Dès 1857, lors d’un séjour à Paris, il notait : « La vue de la peine capitale m’a montré le néant de ma superstition du progrès ». Derrière le décor de carton des apparences se profile quelque chose de sauvage, de monstrueux. Tous les fossoyeurs de l’humanité prétendent remplacer Dieu et sauver les hommes malgré eux. Comme si la liberté pouvait faire l’objet d’une planification sans que l’on soit conduit à sa négation. L’histoire du XXe siècle est éloquente à cet égard. Pour s’en rendre compte, il suffit de penser aux purges nazies, staliniennes, maoïstes et aux autres qui se sont déroulées, notamment en Afrique et en Bosnie.
Léon Tolstoï est attentif aux bruits et aux formes, aux tressaillements et chuchotements de la vie. Il est un homme de la nature, un campagnard qui observe et qui enrichit son propos de citations empruntées aux sources les plus diverses. Par ses entretiens, Paul Boyer nous montre un homme simple, dépouillé de tout « tolstoïsme », animé d’une « sensibilité quasi-féminine ». N’est-il pas significatif que le Tolstoï des jeunes années, lors de son passage au régiment, manifestait déjà sa crainte de devenir sauvage, « tout à fait grossier », parce qu’il vivait loin de la société des femmes? La femme était-elle à ses yeux « l’autre côté de l’homme », comme le rappellent aujourd’hui les travaux d’Annick de Souzenelle? Selon la grande tradition russe, la femme apparaît comme l’organe de réceptivité spirituelle de la nature humaine. Elle marque un revirement que les « starets » reconnaissent dans la « diaconie » féminine.

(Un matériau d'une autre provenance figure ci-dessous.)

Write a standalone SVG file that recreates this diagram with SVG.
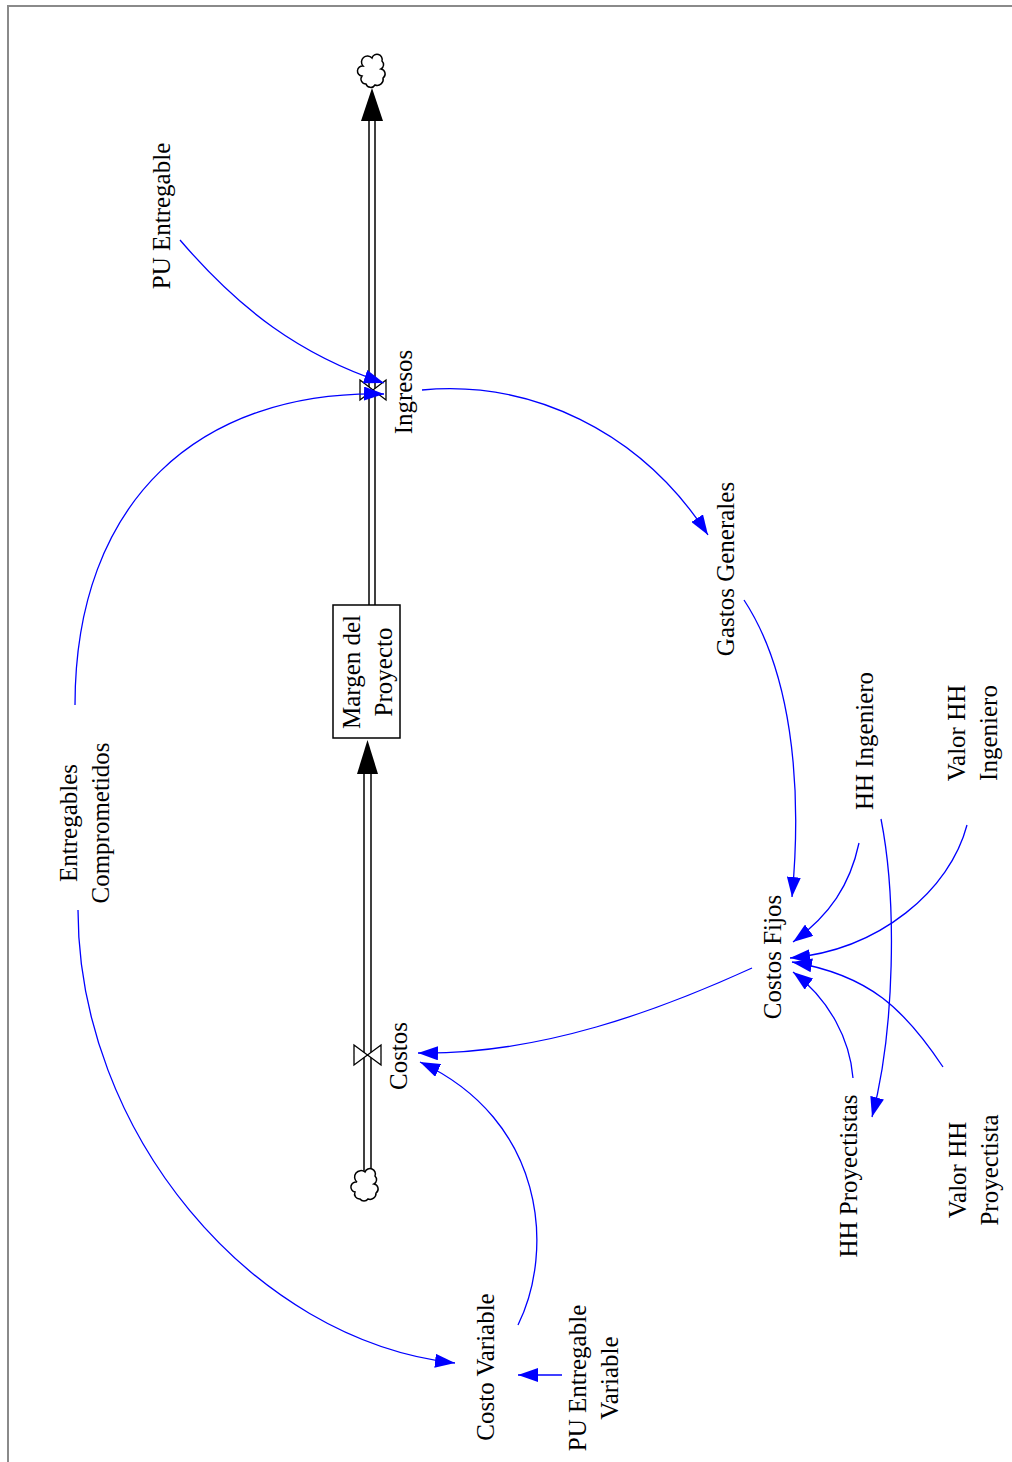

Par ailleurs, la « Belle Dame » d’Alexandre Blok ou le personnage de Lara dans Le Docteur Jivago n’évoque-t-il pas la présence d’un lien secret entre le rapport qui unit l’homme à la nature et le mystère nuptial?
Le nihilisme, déclare Basile Rozanov, commence avec la perte du sens de la chair. Or Tolstoï n’était étranger à ces valeurs que la femme appréhende « par les entrailles ». La princesse Marie Bolkonskaïa, dans Guerre et Paix, actualise avec force cette gratuité du cœur que notre monde s’acharne à faire disparaître au profit d’entités sociales sans visage, mais faciles à administrer. Là réside l’aversion de Tolstoï pour le rationalisme occidental dont l’issue ressemble de plus en plus à un cul-de-sac incontournable, ou encore à une piste de course infernale où l’homme et la femme tournent en rond, criant inlassablement l’un vers l’autre : « Où es-tu? » L’œuvre de Léon Tolstoï n’est pas un exercice de style. Elle résulte d’une démarche vivante, une démarche que les innovations techniques ne peuvent épuiser. L’insipidité n’a pas de place chez lui. Aussi Paul Boyer a-t-il raison d’écrire : « Tant qu’il y aura des hommes, et qui penseront, et qui sauront lire, ils liront et reliront sans cesse, avec une joie jamais lassée, avec un profit toujours renouvelé, les immortels écrits du grand écrivain de la terre russe ». De la terre humaine, pourrions-nous conclure.